• **What the task requires**: Please, without the pictures, retype exactly the lines from the start of the material through the line that holds "МШ 800.1 (МП)</text>".
-*-
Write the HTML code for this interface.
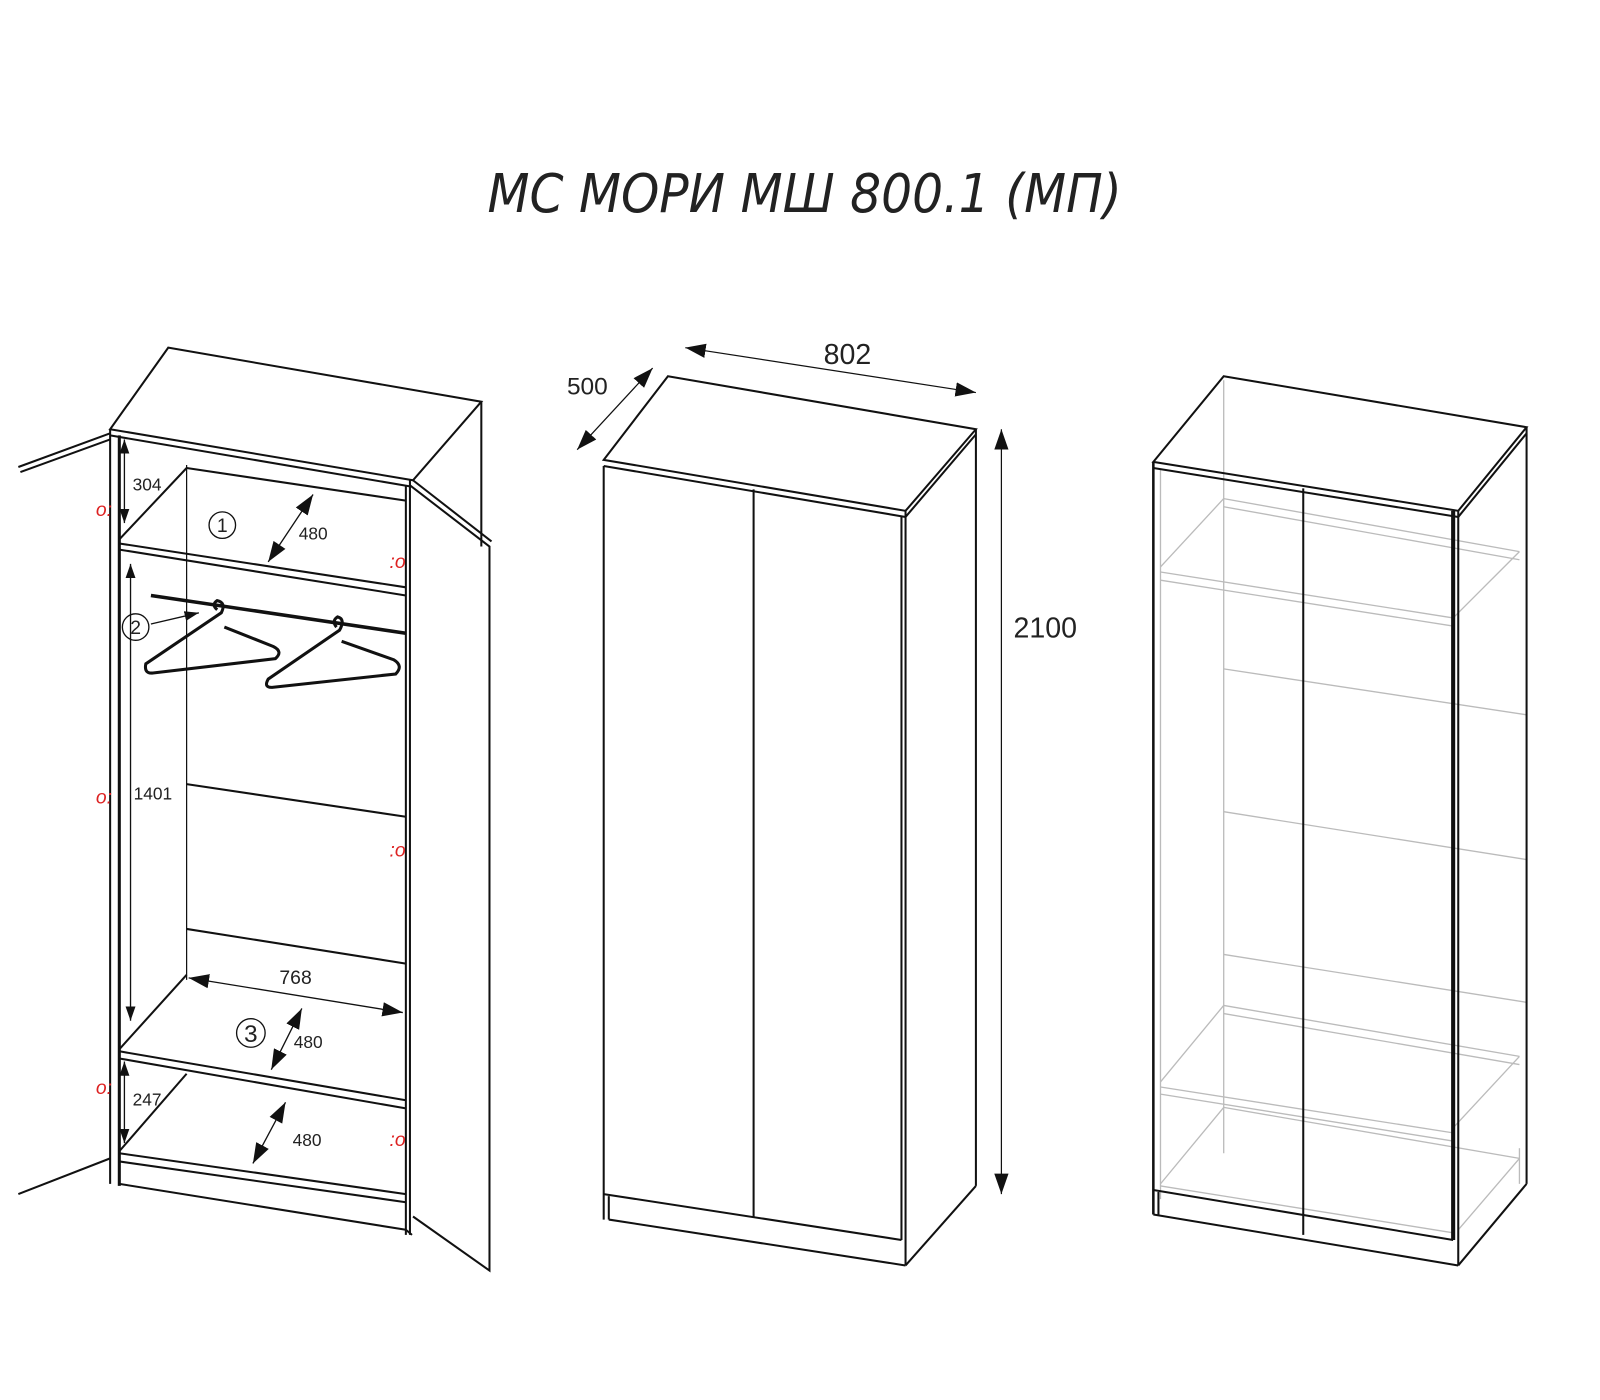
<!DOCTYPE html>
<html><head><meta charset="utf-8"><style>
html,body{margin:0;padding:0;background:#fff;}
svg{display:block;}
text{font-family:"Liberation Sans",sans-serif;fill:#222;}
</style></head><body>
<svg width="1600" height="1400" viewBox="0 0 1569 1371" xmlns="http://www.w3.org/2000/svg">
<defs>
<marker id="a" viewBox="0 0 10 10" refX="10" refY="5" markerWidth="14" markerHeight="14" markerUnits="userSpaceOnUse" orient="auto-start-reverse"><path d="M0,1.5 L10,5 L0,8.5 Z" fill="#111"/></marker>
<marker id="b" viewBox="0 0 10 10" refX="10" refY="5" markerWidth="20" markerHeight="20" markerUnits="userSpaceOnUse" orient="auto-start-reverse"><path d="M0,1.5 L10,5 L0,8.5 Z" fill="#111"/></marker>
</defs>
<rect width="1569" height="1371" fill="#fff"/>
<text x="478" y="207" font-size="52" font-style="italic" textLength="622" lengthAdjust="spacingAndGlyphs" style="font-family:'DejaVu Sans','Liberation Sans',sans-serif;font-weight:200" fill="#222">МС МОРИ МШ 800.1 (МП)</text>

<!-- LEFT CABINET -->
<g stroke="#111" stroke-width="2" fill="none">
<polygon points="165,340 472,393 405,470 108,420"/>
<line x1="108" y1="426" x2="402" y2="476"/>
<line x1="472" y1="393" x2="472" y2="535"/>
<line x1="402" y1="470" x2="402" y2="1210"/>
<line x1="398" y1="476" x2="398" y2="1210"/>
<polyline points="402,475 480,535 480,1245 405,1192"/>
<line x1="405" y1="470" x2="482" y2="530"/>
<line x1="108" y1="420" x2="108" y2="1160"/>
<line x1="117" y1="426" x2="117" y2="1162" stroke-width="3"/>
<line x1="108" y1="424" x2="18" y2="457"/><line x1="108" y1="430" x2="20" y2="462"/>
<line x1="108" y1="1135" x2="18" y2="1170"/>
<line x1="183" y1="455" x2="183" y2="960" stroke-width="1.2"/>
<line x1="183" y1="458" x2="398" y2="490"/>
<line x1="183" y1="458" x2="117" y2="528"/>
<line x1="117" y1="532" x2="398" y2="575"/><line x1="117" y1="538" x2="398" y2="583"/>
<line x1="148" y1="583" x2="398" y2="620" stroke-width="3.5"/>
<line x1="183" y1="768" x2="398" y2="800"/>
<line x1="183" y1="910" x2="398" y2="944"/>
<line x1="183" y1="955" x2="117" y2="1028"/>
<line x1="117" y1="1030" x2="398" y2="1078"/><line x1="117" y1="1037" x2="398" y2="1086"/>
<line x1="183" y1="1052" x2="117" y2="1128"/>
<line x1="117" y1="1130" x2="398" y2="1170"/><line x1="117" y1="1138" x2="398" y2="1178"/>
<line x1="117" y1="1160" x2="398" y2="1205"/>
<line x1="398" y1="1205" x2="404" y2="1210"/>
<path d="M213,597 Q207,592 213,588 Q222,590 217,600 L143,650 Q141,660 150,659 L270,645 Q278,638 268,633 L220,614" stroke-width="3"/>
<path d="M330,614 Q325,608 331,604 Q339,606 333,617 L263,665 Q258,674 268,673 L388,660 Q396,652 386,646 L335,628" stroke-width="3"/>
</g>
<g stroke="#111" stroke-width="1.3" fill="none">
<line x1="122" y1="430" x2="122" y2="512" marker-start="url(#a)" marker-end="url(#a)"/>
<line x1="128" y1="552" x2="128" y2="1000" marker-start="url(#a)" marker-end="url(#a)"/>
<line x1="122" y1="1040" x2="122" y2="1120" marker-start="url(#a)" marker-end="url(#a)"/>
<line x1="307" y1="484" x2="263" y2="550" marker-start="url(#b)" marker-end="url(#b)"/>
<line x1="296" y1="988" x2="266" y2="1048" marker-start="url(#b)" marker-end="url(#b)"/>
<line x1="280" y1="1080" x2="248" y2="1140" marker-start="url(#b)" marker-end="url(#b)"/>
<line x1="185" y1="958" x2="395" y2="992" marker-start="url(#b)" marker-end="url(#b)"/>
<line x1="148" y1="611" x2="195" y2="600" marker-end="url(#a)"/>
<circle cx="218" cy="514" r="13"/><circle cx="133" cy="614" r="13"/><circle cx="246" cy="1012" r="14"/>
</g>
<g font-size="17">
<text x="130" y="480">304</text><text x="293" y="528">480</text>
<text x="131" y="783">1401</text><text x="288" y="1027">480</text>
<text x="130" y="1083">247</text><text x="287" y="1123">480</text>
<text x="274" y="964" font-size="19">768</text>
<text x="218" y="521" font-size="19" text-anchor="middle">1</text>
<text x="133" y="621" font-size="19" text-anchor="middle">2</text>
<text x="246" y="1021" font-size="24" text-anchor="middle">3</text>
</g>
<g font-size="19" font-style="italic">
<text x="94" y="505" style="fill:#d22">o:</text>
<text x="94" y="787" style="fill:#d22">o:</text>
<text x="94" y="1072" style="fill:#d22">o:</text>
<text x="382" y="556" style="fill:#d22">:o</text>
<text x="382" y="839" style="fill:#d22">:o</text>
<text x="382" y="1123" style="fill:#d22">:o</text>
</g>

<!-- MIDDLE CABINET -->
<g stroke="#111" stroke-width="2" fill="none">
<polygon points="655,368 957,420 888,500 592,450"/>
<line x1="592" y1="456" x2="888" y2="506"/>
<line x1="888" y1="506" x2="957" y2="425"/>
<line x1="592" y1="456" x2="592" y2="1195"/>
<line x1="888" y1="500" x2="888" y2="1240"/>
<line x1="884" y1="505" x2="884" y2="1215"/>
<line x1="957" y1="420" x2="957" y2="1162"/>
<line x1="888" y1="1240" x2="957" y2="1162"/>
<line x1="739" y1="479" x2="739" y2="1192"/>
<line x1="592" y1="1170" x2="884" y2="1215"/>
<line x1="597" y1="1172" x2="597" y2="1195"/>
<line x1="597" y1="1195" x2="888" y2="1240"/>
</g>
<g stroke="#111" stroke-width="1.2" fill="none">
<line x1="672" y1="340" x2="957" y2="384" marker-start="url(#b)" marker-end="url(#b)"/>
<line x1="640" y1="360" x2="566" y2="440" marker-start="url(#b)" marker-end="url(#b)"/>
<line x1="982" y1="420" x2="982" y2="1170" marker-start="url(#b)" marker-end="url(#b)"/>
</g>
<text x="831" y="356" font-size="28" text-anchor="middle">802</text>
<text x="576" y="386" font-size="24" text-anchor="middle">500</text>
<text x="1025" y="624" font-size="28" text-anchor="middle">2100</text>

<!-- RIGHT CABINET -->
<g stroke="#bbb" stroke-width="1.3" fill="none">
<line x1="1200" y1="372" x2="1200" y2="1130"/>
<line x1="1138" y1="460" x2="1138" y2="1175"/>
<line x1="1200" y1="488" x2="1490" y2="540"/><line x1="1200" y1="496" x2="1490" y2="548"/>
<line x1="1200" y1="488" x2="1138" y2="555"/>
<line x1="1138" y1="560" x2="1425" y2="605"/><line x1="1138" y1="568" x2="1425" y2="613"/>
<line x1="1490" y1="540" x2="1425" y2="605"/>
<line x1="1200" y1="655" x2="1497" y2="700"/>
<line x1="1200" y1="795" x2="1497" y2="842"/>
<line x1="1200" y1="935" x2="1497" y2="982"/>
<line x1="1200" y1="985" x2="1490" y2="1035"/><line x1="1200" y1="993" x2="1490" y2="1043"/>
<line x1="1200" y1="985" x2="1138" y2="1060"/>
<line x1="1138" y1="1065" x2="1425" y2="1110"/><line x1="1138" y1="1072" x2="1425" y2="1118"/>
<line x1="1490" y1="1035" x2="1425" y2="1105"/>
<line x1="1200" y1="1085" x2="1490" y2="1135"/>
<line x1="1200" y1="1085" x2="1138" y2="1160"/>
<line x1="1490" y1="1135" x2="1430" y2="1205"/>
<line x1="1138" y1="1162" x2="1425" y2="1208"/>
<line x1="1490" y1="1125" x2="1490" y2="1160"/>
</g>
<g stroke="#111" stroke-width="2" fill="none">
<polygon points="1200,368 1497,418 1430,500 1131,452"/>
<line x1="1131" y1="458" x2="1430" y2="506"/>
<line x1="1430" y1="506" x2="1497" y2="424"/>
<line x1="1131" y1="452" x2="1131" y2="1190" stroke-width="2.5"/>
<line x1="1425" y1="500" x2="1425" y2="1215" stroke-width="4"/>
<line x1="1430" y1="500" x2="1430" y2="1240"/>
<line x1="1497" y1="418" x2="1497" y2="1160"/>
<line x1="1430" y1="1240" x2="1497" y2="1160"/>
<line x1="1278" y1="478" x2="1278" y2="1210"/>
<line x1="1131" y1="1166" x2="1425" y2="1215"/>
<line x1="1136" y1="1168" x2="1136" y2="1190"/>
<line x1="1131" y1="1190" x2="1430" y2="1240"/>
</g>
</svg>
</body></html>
-*-
• **Exercise response**:
Write the HTML code for this interface.
<!DOCTYPE html>
<html><head><meta charset="utf-8"><style>
html,body{margin:0;padding:0;background:#fff;}
svg{display:block;}
text{font-family:"Liberation Sans",sans-serif;fill:#222;}
</style></head><body>
<svg width="1600" height="1400" viewBox="0 0 1569 1371" xmlns="http://www.w3.org/2000/svg">
<defs>
<marker id="a" viewBox="0 0 10 10" refX="10" refY="5" markerWidth="14" markerHeight="14" markerUnits="userSpaceOnUse" orient="auto-start-reverse"><path d="M0,1.5 L10,5 L0,8.5 Z" fill="#111"/></marker>
<marker id="b" viewBox="0 0 10 10" refX="10" refY="5" markerWidth="20" markerHeight="20" markerUnits="userSpaceOnUse" orient="auto-start-reverse"><path d="M0,1.5 L10,5 L0,8.5 Z" fill="#111"/></marker>
</defs>
<rect width="1569" height="1371" fill="#fff"/>
<text x="478" y="207" font-size="52" font-style="italic" textLength="622" lengthAdjust="spacingAndGlyphs" style="font-family:'DejaVu Sans','Liberation Sans',sans-serif;font-weight:200" fill="#222">МС МОРИ МШ 800.1 (МП)</text>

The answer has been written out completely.